In recent years, the Obama administration has slowed funding for the MOX project that has cost taxpayers $3.9 billion on so far, according to the NNSA. Cost estimates for the program’s life cycle had risen to $30 billion.
The administration said in its fiscal 2015 budget proposal released Tuesday that a yearlong review of the MOX program signaled a need for quicker, more cost-effective methods to dispose of surplus Russian and U.S. weapons-grade plutonium.
“A review of this approach has determined that the MOX fuel approach is significantly more expensive than planned and it is not viable within the (fiscal year)2015 funding levels,” according to the budget proposal summary. “The Department of Energy is developing alternative approaches to plutonium disposition and will engage with stakeholders to determine a viable alternative. As a result, the MOX project will be placed in cold standby while an alternative approach is determined.”
The MOX plant – which is about 60 percent complete with a current workforce of about 1,800 – would be the first of its kind in the U.S. to create commercial nuclear fuel from weapons-grade plutonium and represents an international nonproliferation effort.
Last year, the Government Accountability Office said that the project was more than three years behind its 2016 completion deadline and that construction costs were revised from $4.9 billion to $7.7 billion.
Resuming the program after a cold standby would require a significant cost reduction, the NNSA said Tuesday in a media briefing. Other options for plutonium disposition will be analyzed in the coming 12 to 18 months.
“What we mean by (cold standby) is that we would perform activities associated with protecting the facility and equipment from elements and ensuring they are maintained,” said Anne Harrington, the deputy administrator for Defense Nuclear Nonproliferation.
“We will protect the investment should the project be restarted or used for something different,” Harrington said.
Construction began on the 600,000-square-foot facility in 2007.
U.S. Energy Secretary Ernest Moniz said Tuesday that the administration was committed to the 2000 U.S.-Russia agreement to dispose of 68 metric tons of surplus plutonium but that MOX costs had spiraled out of control.
“We have a task force that’s been working at this very hard for the past nine months. They are continuing to work with contractors to see if we can get a substantial cost reduction,” Moniz said.
Of the $1.6 billion proposed for the NNSA’s nonproliferation efforts in the president’s budget, $221 million was allotted to shutter the MOX facility. Cuts to MOX represented more than half of nonproliferation’s 20 percent funding reduction, Moniz said.
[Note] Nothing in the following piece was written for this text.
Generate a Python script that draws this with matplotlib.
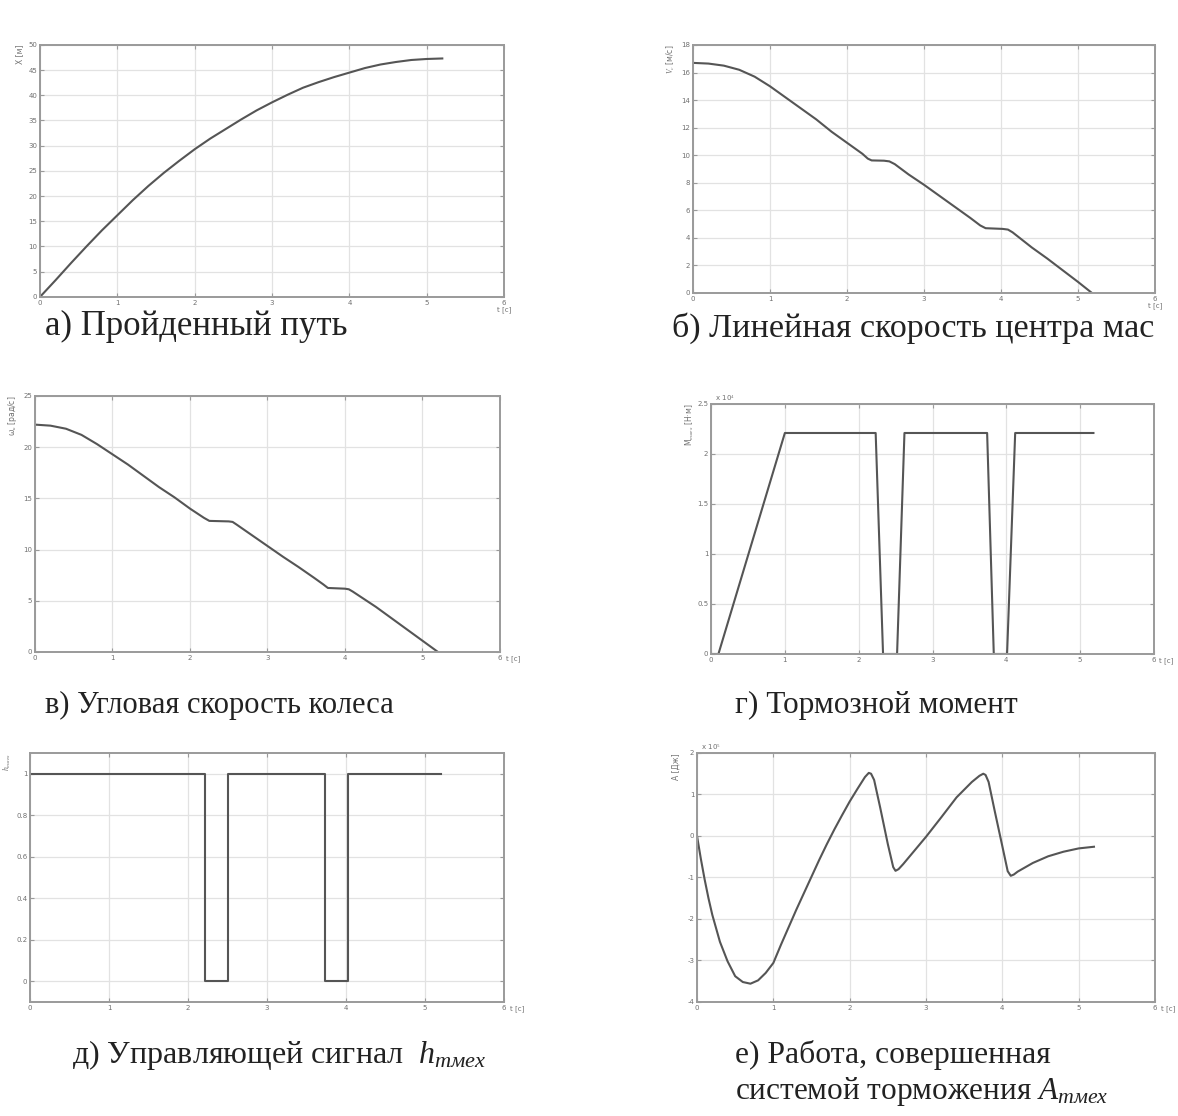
import matplotlib.pyplot as plt
from matplotlib.ticker import FuncFormatter

plt.rcParams['font.family'] = ['DejaVu Sans']
plt.rcParams['mathtext.fontset'] = 'custom'
plt.rcParams['mathtext.rm'] = 'Liberation Serif'
plt.rcParams['mathtext.it'] = 'Liberation Serif:italic'

# а) пройденный путь X [м]
t_x = [0, 0.2, 0.4, 0.6, 0.8, 1.0, 1.2, 1.4, 1.6, 1.8, 2.0, 2.2, 2.4, 2.6, 2.8, 3.0,
       3.2, 3.4, 3.6, 3.8, 4.0, 4.2, 4.4, 4.6, 4.8, 5.0, 5.2]
x_path = [0, 3.3, 6.7, 10.0, 13.2, 16.2, 19.2, 22.0, 24.6, 27.0, 29.3, 31.4, 33.3, 35.2,
          37.0, 38.6, 40.1, 41.5, 42.6, 43.6, 44.5, 45.4, 46.1, 46.6, 47.0, 47.2, 47.3]

# б) линейная скорость центра масс V_c [м/с]
t_v = [0, 0.2, 0.4, 0.6, 0.8, 1.0, 1.2, 1.4, 1.6, 1.8, 2.0, 2.2, 2.27, 2.32, 2.48, 2.55,
       2.62, 2.8, 3.0, 3.2, 3.4, 3.6, 3.73, 3.8, 4.02, 4.09, 4.15, 4.4, 4.6, 4.8, 5.0, 5.18]
v_c = [16.7, 16.65, 16.5, 16.2, 15.7, 15.0, 14.2, 13.4, 12.6, 11.7, 10.9, 10.1, 9.75,
       9.62, 9.6, 9.55, 9.35, 8.6, 7.85, 7.05, 6.25, 5.45, 4.9, 4.7, 4.65, 4.6, 4.4,
       3.3, 2.5, 1.65, 0.8, 0]

# в) угловая скорость колеса [рад/с]
t_w = [0, 0.2, 0.4, 0.6, 0.8, 1.0, 1.2, 1.4, 1.6, 1.8, 2.0, 2.18, 2.25, 2.5, 2.55, 2.6,
       2.8, 3.0, 3.2, 3.4, 3.6, 3.72, 3.78, 4.0, 4.05, 4.1, 4.4, 4.6, 4.8, 5.0, 5.2]
omega = [22.2, 22.1, 21.8, 21.2, 20.3, 19.3, 18.3, 17.2, 16.1, 15.1, 14.0, 13.1, 12.8,
         12.75, 12.7, 12.45, 11.4, 10.35, 9.3, 8.3, 7.25, 6.6, 6.25, 6.18, 6.12, 5.9,
         4.4, 3.3, 2.2, 1.1, 0]

# г) тормозной момент, x10^4 [Н·м]
t_m = [0, 0.1, 1.0, 2.23, 2.33, 2.52, 2.62, 3.74, 3.83, 4.01, 4.12, 5.18]
m_brake = [0, 0, 2.21, 2.21, 0, 0, 2.21, 2.21, 0, 0, 2.21, 2.21]

# д) управляющий сигнал h
t_h = [0, 2.22, 2.22, 2.51, 2.51, 3.73, 3.73, 4.02, 4.02, 5.2]
h_sig = [1, 1, 0, 0, 1, 1, 0, 0, 1, 1]

# е) работа системы торможения, x10^5 [Дж]
t_a = [0, 0.05, 0.1, 0.15, 0.2, 0.3, 0.4, 0.5, 0.6, 0.7, 0.8, 0.9, 1.0, 1.1, 1.2, 1.3,
       1.4, 1.5, 1.6, 1.7, 1.8, 1.9, 2.0, 2.1, 2.2, 2.25, 2.28, 2.32, 2.4, 2.5, 2.57,
       2.6, 2.64, 2.7, 2.8, 2.9, 3.0, 3.2, 3.4, 3.6, 3.7, 3.75, 3.78, 3.82, 3.9, 4.0,
       4.07, 4.11, 4.15, 4.2, 4.4, 4.6, 4.8, 5.0, 5.2]
work = [0, -0.55, -1.05, -1.5, -1.9, -2.55, -3.02, -3.38, -3.52, -3.56, -3.48, -3.3,
        -3.06, -2.62, -2.2, -1.78, -1.38, -0.98, -0.58, -0.2, 0.16, 0.5, 0.83, 1.13,
        1.42, 1.52, 1.5, 1.35, 0.68, -0.2, -0.75, -0.84, -0.8, -0.68, -0.46, -0.24,
        -0.02, 0.45, 0.93, 1.3, 1.45, 1.5, 1.47, 1.3, 0.6, -0.25, -0.85, -0.96, -0.93,
        -0.86, -0.65, -0.49, -0.38, -0.3, -0.26]

LINE = '#555555'
SPINE = '#9a9a9a'
GRID = '#e2e2e2'
TICKC = '#707070'
SERIF = 'Liberation Serif'

fig = plt.figure(figsize=(11.78, 11.16), dpi=100)


def make_axes(rect, ylim, yticks, ylabel, xlab_under=True):
    ax = fig.add_axes(rect)
    ax.set_xlim(0, 6)
    ax.set_ylim(*ylim)
    ax.set_xticks(range(7))
    ax.set_yticks(yticks)
    ax.yaxis.set_major_formatter(FuncFormatter(lambda v, p: '%g' % v))
    ax.grid(True, color=GRID, linewidth=0.9)
    ax.set_axisbelow(True)
    for s in ax.spines.values():
        s.set_color(SPINE)
        s.set_linewidth(1.4)
    ax.tick_params(direction='in', length=3, width=0.8, top=True, right=True,
                   labelsize=5, colors=SPINE, labelcolor=TICKC, pad=2)
    ax.text(-0.035, 1.0, ylabel, transform=ax.transAxes, rotation=90,
            ha='right', va='top', fontsize=5.5, color=TICKC)
    if xlab_under:
        ax.text(1.0, -0.036, 't [c]', transform=ax.transAxes, ha='center',
                va='top', fontsize=5, color=TICKC)
    else:
        ax.text(1.012, -0.012, 't [c]', transform=ax.transAxes, ha='left',
                va='top', fontsize=5, color=TICKC)
    return ax


ax_a = make_axes([0.034, 0.734, 0.394, 0.2258], (0, 50), range(0, 51, 5), 'X [м]')
ax_a.plot(t_x, x_path, color=LINE, lw=1.5)

ax_b = make_axes([0.5883, 0.7375, 0.3922, 0.2222], (0, 18), range(0, 19, 2), '$V_c$ [м/с]')
ax_b.plot(t_v, v_c, color=LINE, lw=1.5)

ax_c = make_axes([0.0297, 0.4158, 0.3947, 0.2294], (0, 25), range(0, 26, 5),
                 'ω$_к$ [рад/с]', xlab_under=False)
ax_c.plot(t_w, omega, color=LINE, lw=1.5)

ax_d = make_axes([0.6036, 0.414, 0.376, 0.224], (0, 2.5), [0, 0.5, 1, 1.5, 2, 2.5],
                 'M$_{тмех}$ [Н·м]', xlab_under=False)
ax_d.plot(t_m, m_brake, color=LINE, lw=1.5)
ax_d.text(0.0, 1.005, '  x 10$^4$', transform=ax_d.transAxes, ha='left',
          va='bottom', fontsize=5, color=TICKC)

ax_e = make_axes([0.0255, 0.1022, 0.4024, 0.2231], (-0.1, 1.1), [0, 0.2, 0.4, 0.6, 0.8, 1],
                 '$h_{тмех}$', xlab_under=False)
ax_e.plot(t_h, h_sig, color=LINE, lw=1.5)

ax_f = make_axes([0.5917, 0.1022, 0.3888, 0.2231], (-4, 2), range(-4, 3),
                 'A [Дж]', xlab_under=False)
ax_f.plot(t_a, work, color=LINE, lw=1.5)
ax_f.text(0.0, 1.005, '  x 10$^5$', transform=ax_f.transAxes, ha='left',
          va='bottom', fontsize=5, color=TICKC)

# подписи
cap = dict(family=SERIF, color='#222222', va='center', ha='left')
fig.text(45 / 1178, 1 - 326 / 1116, 'а) Пройденный путь', fontsize=25, **cap)
fig.text(672 / 1178, 1 - 328 / 1116, 'б) Линейная скорость центра мас', fontsize=24.5, **cap)
fig.text(45 / 1178, 1 - 705 / 1116, 'в) Угловая скорость колеса', fontsize=22, **cap)
fig.text(735 / 1178, 1 - 705 / 1116, 'г) Тормозной момент', fontsize=22.5, **cap)
fig.text(72 / 1178, 1 - 1055 / 1116, 'д) Управляющей сигнал  $\\mathit{h_{тмех}}$',
         fontsize=23, **cap)
fig.text(735 / 1178, 1 - 1055 / 1116, 'е) Работа, совершенная', fontsize=22.8, **cap)
fig.text(735 / 1178, 1 - 1092 / 1116, 'системой торможения $\\mathit{A_{тмех}}$',
         fontsize=22.5, **cap)

fig.savefig('out.png', dpi=100, facecolor='white')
MOX construction received $452.7 million in fiscal 2012, $487.7 million under a 2013 continuing resolution and $343.5 million in the spending bill passed in January.
Tom Clements, a critic of the MOX project and an adviser for the South Carolina chapter of the Sierra Club, said the proposal was overdue.
“We have long called on DOE to abandon the mismanaged MOX project and implement viable disposition alternatives, and this request finally gets DOE on the right track,” Clements said.
Some South Carolina lawmakers who have long backed the MOX project blasted the Obama administration for cutting its funding.
“(The president’s) decision to dramatically reduce funding for the MOX program, to a point that raises serious questions about its viability, represents a fundamental breach of trust with the residents of South Carolina,” said U.S. Sen. Lindsey Graham, a Republican.
Republican Rep. Joe Wilson said escalating tensions between Ukraine and Russia underscore the need for nuclear nonproliferation.
“The president is failing to uphold vital nonproliferation agreements and ongoing environment cleanup missions by essentially terminating MOX at the Savannah River Site,” Wilson said. “This project plays an integral role in honoring international agreements with Russia.”